Overseas Chinese Daily News 华侨日报
- Type: Daily newspaper
- Format: Broadsheet
- Owner: Sabah Publishing House Sdn. Bhd.
- Founded: 1936
- Language: Mandarin Chinese
- Headquarters: Kota Kinabalu, Malaysia
- Price: MYR1.20
- Website: www.ocdn.com.my

= Overseas Chinese Daily News =

Chinese language newspaper in Malaysia

Overseas Chinese Daily News (OCDN; 华侨日报 (Huáqiáo Rìbào)) is a Chinese language newspaper in Malaysia and is one of two newspapers published by Sabah Bernam Publishing House, with the other being the English-language Daily Express.

== History ==
Its first newsprint hit the streets of Kota Kinabalu (was known as Jesselton then) on 1 March 1936, when it was first distributed as a four-page mimeographed newspaper.
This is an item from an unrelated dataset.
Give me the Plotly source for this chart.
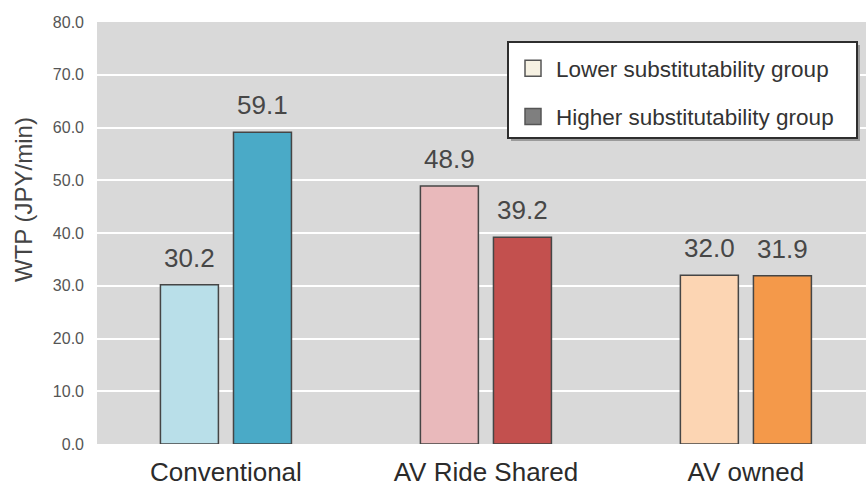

It was the first daily in Sabah (was known as North Borneo then). It stopped publication during World War II when the Japanese army invaded North Borneo and continued publication afterwards.

The late Tan Sri Yeh Pao Tzu took over the paper in 1949, and served as its publisher cum chief editor. He was a graduate in Journalism from Fu Tan University, China. Yeh died in 1987 and his wife succeeded him as the Chairman. His son, Clement Yeh Chang became the publisher.